Secondo lei, la pressione internazionale può aiutare a risolvere i problemi molto complessi in cui si trova Hong Kong in questo momento e convincere la Cina ad avere un atteggiamento diverso?
Non lo sappiamo, anche perché c’è da tener presente che anche nel governo cinese, nel partito comunista, ci sono delle divisioni. Possiamo sperare che ci sia ancora qualcuno moderato che consigli di non essere troppo duri. Ma si ha l’impressione in questo momento che il leader cinese è in una situazione in cui ha paura e quindi voglia mostrarsi forte e di conseguenza voglia imporre questa legge che - dovrebbe essere chiaro - farà del male a tutti: non solo alla gente di Hong Kong, ma anche alla comunità internazionale, e alla Cina stessa. Ma in questo momento si fanno pazzie, ci si intestardisce per andare contro tutto il mondo, e quindi non c’è un granché di buono da aspettarsi.

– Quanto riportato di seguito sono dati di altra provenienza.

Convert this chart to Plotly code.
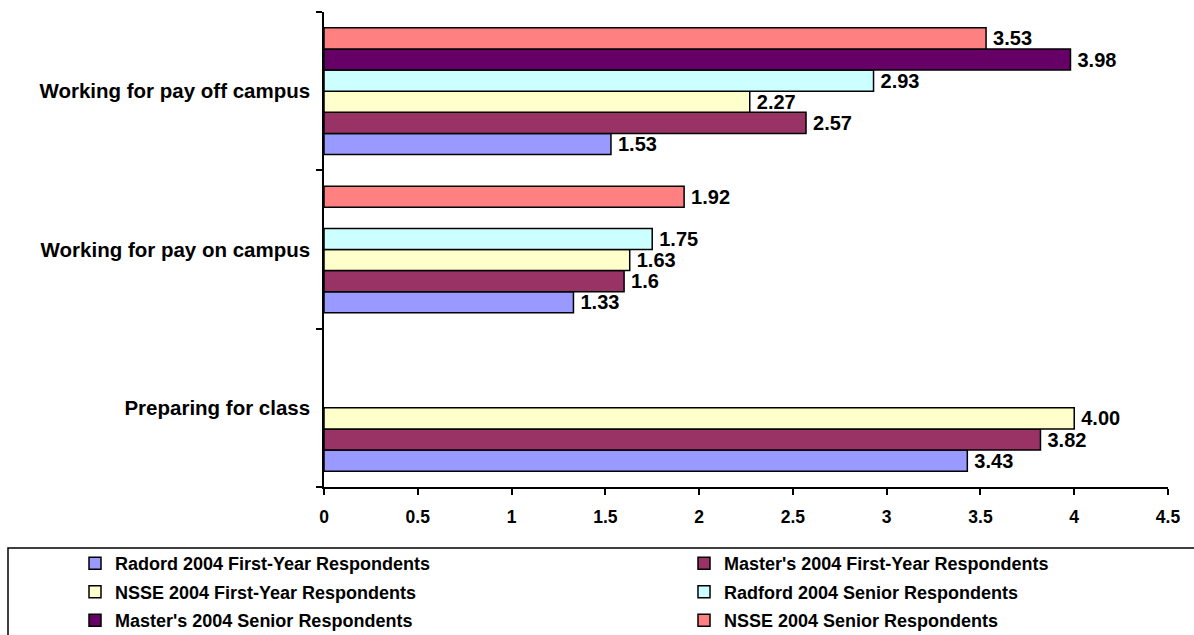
import plotly.graph_objects as go

categories = ["Preparing for class", "Working for pay on campus", "Working for pay off campus"]

series_names = [
    "Radord 2004 First-Year Respondents",
    "Master's 2004 First-Year Respondents",
    "NSSE 2004 First-Year Respondents",
    "Radford 2004 Senior Respondents",
    "Master's 2004 Senior Respondents",
    "NSSE 2004 Senior Respondents",
]

radford_fy = [3.43, 1.33, 1.53]
masters_fy = [3.82, 1.60, 2.57]
nsse_fy = [4.00, 1.63, 2.27]
radford_sr = [None, 1.75, 2.93]
masters_sr = [None, None, 3.98]
nsse_sr = [None, 1.92, 3.53]

radford_fy_labels = ["3.43", "1.33", "1.53"]
masters_fy_labels = ["3.82", "1.6", "2.57"]
nsse_fy_labels = ["4.00", "1.63", "2.27"]
radford_sr_labels = ["", "1.75", "2.93"]
masters_sr_labels = ["", "", "3.98"]
nsse_sr_labels = ["", "1.92", "3.53"]

x_ticks = [0, 0.5, 1, 1.5, 2, 2.5, 3, 3.5, 4, 4.5]
x_tick_labels = ["0", "0.5", "1", "1.5", "2", "2.5", "3", "3.5", "4", "4.5"]

colors = ["#9999FF", "#993366", "#FFFFCC", "#CCFFFF", "#660066", "#FF8080"]

values = [radford_fy, masters_fy, nsse_fy, radford_sr, masters_sr, nsse_sr]
labels = [radford_fy_labels, masters_fy_labels, nsse_fy_labels,
          radford_sr_labels, masters_sr_labels, nsse_sr_labels]

FONT = "Liberation Sans, Arial, sans-serif"

W, H = 1194, 635
L, R, T, B = 324, 26, 12, 148
pw, ph = W - L - R, H - T - B

def px_x(p):
    return (p - L) / pw

def px_y(p):
    return (H - B - p) / ph

legend_ids = ["legend" if i == 0 else "legend%d" % (i + 1) for i in range(6)]
col_x = [75, 684]
row_y = [545, 573.5, 602]

fig = go.Figure()
for i, (name, vals, labs, col, lg) in enumerate(zip(series_names, values, labels, colors, legend_ids)):
    fig.add_trace(go.Bar(
        y=categories, x=vals, name=name, orientation="h",
        legend=lg,
        marker=dict(color=col, line=dict(color="black", width=1.5)),
        text=[("\u2009" + t) if t else "" for t in labs],
        textposition="outside", constraintext="none",
        cliponaxis=False,
        textfont=dict(family=FONT, size=20, color="black", weight="bold"),
    ))

# legend border box
fig.add_shape(type="rect", xref="paper", yref="paper",
              x0=px_x(8), x1=px_x(1205), y0=px_y(548), y1=px_y(645),
              line=dict(color="black", width=1.5), fillcolor="rgba(0,0,0,0)",
              layer="above")

legend_common = dict(
    orientation="v", yanchor="top", xanchor="left",
    font=dict(family=FONT, size=18, color="black", weight="bold"),
    bgcolor="rgba(0,0,0,0)", borderwidth=0,
)

legends = {}
for i, lg in enumerate(legend_ids):
    legends[lg] = dict(x=px_x(col_x[i % 2]), y=px_y(row_y[i // 2]), **legend_common)

fig.update_layout(
    width=W, height=H,
    margin=dict(l=L, r=R, t=T, b=B, autoexpand=False),
    paper_bgcolor="white", plot_bgcolor="white",
    barmode="group", bargap=0.2, bargroupgap=0,
    showlegend=True,
    xaxis=dict(
        range=[0, 4.5], tickvals=x_ticks, ticktext=x_tick_labels,
        showgrid=False, zeroline=False, showline=True, linecolor="black", linewidth=1.5,
        ticks="outside", ticklen=6, tickwidth=1.5, tickcolor="black",
        ticklabelstandoff=7,
        tickfont=dict(family=FONT, size=17.5, color="black", weight="bold"),
    ),
    yaxis=dict(
        type="category", categoryorder="array", categoryarray=categories,
        range=[-0.5, 2.5],
        showgrid=False, zeroline=False, showline=True, linecolor="black", linewidth=1.5,
        ticks="outside", ticklen=6, tickwidth=1.5, tickcolor="black",
        tickson="boundaries", ticklabelstandoff=8,
        tickfont=dict(family=FONT, size=20.5, color="black", weight="bold"),
    ),
    **legends,
)

fig.write_html("out.html")
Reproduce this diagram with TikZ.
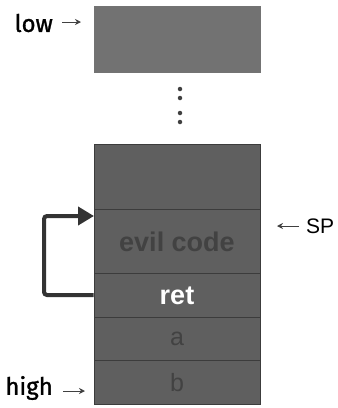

La situazione che sta vivendo Hong Kong, che influenza può avere sulla nomina del nuovo vescovo titolare della città, dopo un anno e mezzo che si è ancora sotto amministrazione apostolica?
Noi sappiamo che a Roma sono in una situazione di incertezza. Noi non abbiamo notizie sicure, ma dai mass media apprendevamo che all’inizio ci fosse l’idea di fare vescovo mons. Joseph Ha, che sarebbe molto buono, in quanto fa le cose secondo l’insegnamento della dottrina sociale della Chiesa. In questo tempo è stato molto con i giovani, è un leader di cui abbiamo bisogno. Però, dall’altra parte, dicono che “questo vescovo Ha ha avuto posizioni critiche sul governo e invece ci sarebbe bisogno di un vescovo che gode della benedizione di Pechino”. Questo è sbagliato, perché non possiamo avere criteri politici sopra quelli religiosi! Noi dobbiamo avere un leader che ci guidi in questi tempi, non uno che ceda volentieri alle pressioni del partito comunista. È più di un anno e siamo sulle spine, anche perché in tutto questo tempo il Vaticano ha cercato di compiacere il governo di Pechino, non ha mai detto niente sulle cose malvage che sono state fatte. Ora tutto il mondo vede come la brutalità della polizia sta torturando i nostri giovani: li picchiano, li arrestano, e non è stata detta dal Vaticano una parola in loro soccorso. Questo ci lascia preoccupati.

Come un cristiano dovrebbe vivere tempi così difficili?
Un cristiano crede nella misericordia di Dio, crede in Gesù morto e risorto, crede che noi dobbiamo sempre fare in coscienza quello che il Signore si aspetta da noi. Noi abbiamo la dottrina sociale della Chiesa, per fortuna, che ci dice di essere buoni cittadini, ma sulla base della giustizia e dell’amore. Allora di fronte a questa situazione orribile ed apocalittica, alla vigilia quasi di un’altra Tienanmen, cosa possiamo fare? Noi ci fidiamo della bontà di Dio, noi ci mettiamo nelle sue mani, avendo il coraggio di difendere la verità e la giustizia, pregando anche per quelli che ci fanno soffrire, perché si convertano, perché capiscano che fare la giustizia e il bene è a vantaggio di tutti. Abbiamo solo questo da scegliere. Confidiamo anche nell’aiuto della Madonna Ausiliatrice.